I pray for change to change me for good instead of making me the same.  The only thing I want to stay the same is God and that my love will continue to grow.  I've learned a lot more about loving your neighbor as yourself (Matthew 22:39 - paraphrase) as well as loving the Lord my God will all my heart and with all my soul and with all my mind (Matthew 22:37 - paraphrase)...it's a theme I've heard throughout the year and has become a theme of how I am changing....

This year has been a lot of sharing of issues in my life that have been demons but not just in a way that helps me temporarily.  I have been given freedom from addiction in ways that have forced me to change in a good way.  I have accountability for the first time and something I've yearned for.  I have older brothers who are looking out for me as I've shared my deepest, darkest and most shameful secrets and they show no judging but only encouragement in accountability.  All I know is that I want this change to continue in my life.  I don't want things to stay the same going forward from fasting, praying, retreats, discipline, dedication to a group of people and worship...God's just blessed my life remarkably. 
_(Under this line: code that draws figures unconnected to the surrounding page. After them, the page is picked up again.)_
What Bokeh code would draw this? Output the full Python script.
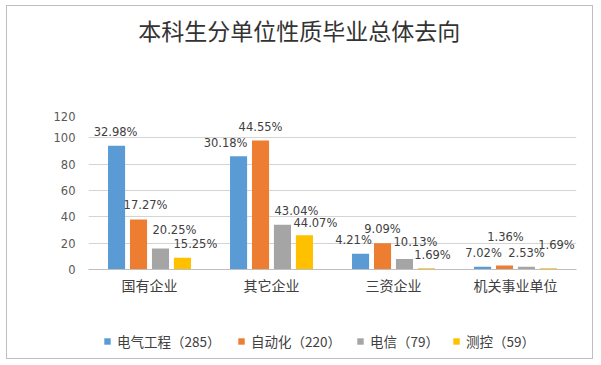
from bokeh.plotting import figure
from bokeh.layouts import column
from bokeh.models import ColumnDataSource, Range1d, FactorRange, FixedTicker, Legend, LegendItem, Label
from bokeh.transform import dodge
from bokeh.core.properties import value
from bokeh.embed import file_html
from bokeh.resources import INLINE

# ---------------- data ----------------
categories = ["国有企业", "其它企业", "三资企业", "机关事业单位"]
series_names = ["电气工程（285）", "自动化（220）", "电信（79）", "测控（59）"]
elec = [94, 86, 12, 2]
auto = [38, 98, 20, 3]
tele = [16, 34, 8, 2]
meas = [9, 26, 1, 1]
elec_pct = ["32.98%", "30.18%", "4.21%", "7.02%"]
auto_pct = ["17.27%", "44.55%", "9.09%", "1.36%"]
tele_pct = ["20.25%", "43.04%", "10.13%", "2.53%"]
meas_pct = ["15.25%", "44.07%", "1.69%", "1.69%"]
y_ticks = [0, 20, 40, 60, 80, 100, 120]
title_text = "本科生分单位性质毕业总体去向"

# ---------------- styles ----------------
colors = ["#5B9BD5", "#ED7D31", "#A5A5A5", "#FFC000"]
offsets = [-0.27, -0.09, 0.09, 0.27]
bar_width = 0.14
label_dx = [[-1, -13, -7, 1], [7, 0, 0, 1], [14, 14, 11, 0], [13, 11, 6, 8]]
label_dy = [[-14, -13, -14, -14], [-14, -13, -14, -29], [-18, -14, -17, -14], [-14, -12, -13, -23]]
legend_margins = [15, 149, 268, 364]

W = 594
LEFT, RIGHT = 88, W - 576


def blank(height):
    f = figure(x_range=Range1d(0, 1), y_range=Range1d(0, 1), width=W, height=height,
               min_border_left=LEFT, min_border_right=RIGHT,
               min_border_top=0, min_border_bottom=0,
               x_axis_type=None, y_axis_type=None,
               output_backend="svg", toolbar_location=None, tools="")
    f.outline_line_color = None
    f.background_fill_color = None
    f.border_fill_color = None
    f.xgrid.visible = False
    f.ygrid.visible = False
    return f


# title strip
pt = blank(111)
pt.add_layout(Label(x=0.432, y=0.737, text=title_text, text_align="center",
                    text_baseline="middle", text_font="Noto Sans CJK SC",
                    text_font_size="23px", text_color="#333333"))

# main chart
p = figure(x_range=FactorRange(factors=categories, range_padding=0),
           y_range=Range1d(0, 120),
           width=W, height=210,
           min_border_left=LEFT, min_border_right=RIGHT,
           min_border_top=0, min_border_bottom=52,
           output_backend="svg", toolbar_location=None, tools="")
p.outline_line_color = None
p.background_fill_color = "white"
p.border_fill_color = None

p.xgrid.grid_line_color = None
p.ygrid.grid_line_color = "#d4d4d4"
p.ygrid.ticker = FixedTicker(ticks=y_ticks)

p.yaxis.ticker = FixedTicker(ticks=y_ticks)
p.yaxis.axis_line_color = None
p.yaxis.major_tick_line_color = None
p.yaxis.minor_tick_line_color = None
p.yaxis.major_tick_out = 0
p.yaxis.major_label_standoff = 13
p.yaxis.major_label_text_font = "DejaVu Sans"
p.yaxis.major_label_text_font_size = "11.5px"
p.yaxis.major_label_text_color = "#595959"

p.xaxis.axis_line_color = "#bfbfbf"
p.xaxis.major_tick_line_color = None
p.xaxis.minor_tick_line_color = None
p.xaxis.major_tick_out = 0
p.xaxis.major_label_standoff = 5
p.xaxis.major_label_text_font = "Noto Sans CJK SC"
p.xaxis.major_label_text_font_size = "14px"
p.xaxis.major_label_text_color = "#404040"

# legend strip
pl = blank(39)

all_vals = [elec, auto, tele, meas]
all_pct = [elec_pct, auto_pct, tele_pct, meas_pct]
for i in range(4):
    src = ColumnDataSource(dict(cat=categories, v=all_vals[i], t=all_pct[i],
                                dx=label_dx[i], dy=label_dy[i]))
    p.vbar(x=dodge("cat", offsets[i], range=p.x_range), top="v", width=bar_width,
           source=src, fill_color=colors[i], line_color=None)
    p.text(x=dodge("cat", offsets[i], range=p.x_range), y="v", text="t",
           x_offset="dx", y_offset="dy", source=src,
           text_align="center", text_baseline="middle",
           text_font=value("DejaVu Sans"), text_font_size="11.5px",
           text_color="#404040")
    key = pl.vbar(x=[0.5], top=[0], width=0, fill_color=colors[i], line_color=None)
    lg = Legend(items=[LegendItem(label=series_names[i], renderers=[key])],
                location="left", orientation="horizontal",
                glyph_width=8, glyph_height=8, label_standoff=6,
                padding=0, margin=legend_margins[i], border_line_color=None,
                background_fill_alpha=0,
                label_text_font="Noto Sans CJK SC", label_text_font_size="13.5px",
                label_text_color="#404040")
    pl.add_layout(lg, "center")

page = column(pt, p, pl, spacing=0)
page.styles = {
    "background-image": ", ".join(["linear-gradient(#bfbfbf, #bfbfbf)"] * 4),
    "background-position": "6px 5px, 6px 5px, 592px 5px, 6px 358px",
    "background-size": "587px 1px, 1px 354px, 1px 354px, 587px 1px",
    "background-repeat": "no-repeat",
}

open("out.html", "w").write(file_html(page, INLINE))
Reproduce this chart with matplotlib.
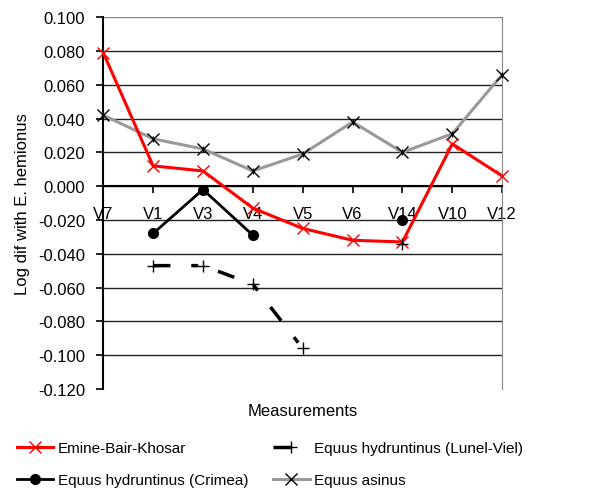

An example of this blessing is that I've started a list of prayers for all my brothers and sisters at church, for work and for my family.  I'm not a prayer warrior by any means but writing these "requests" down is something that keeps me dedicated to prayer because I too easily find excuses not to pray.  I just look for things to pray for based on the conversations I have or just observations of people's lives.  Prayers have been answered left and right so I know that something good is happening for them and it gives me more motivation to keep praying for people.  I want to love my neighbor more because many times I have been a wretched neighbor who could care less about people including those nearby me...God has been thawing my heart. 

I've been blessed mightily this year and have seen it blossom out into others.  I pray this continues.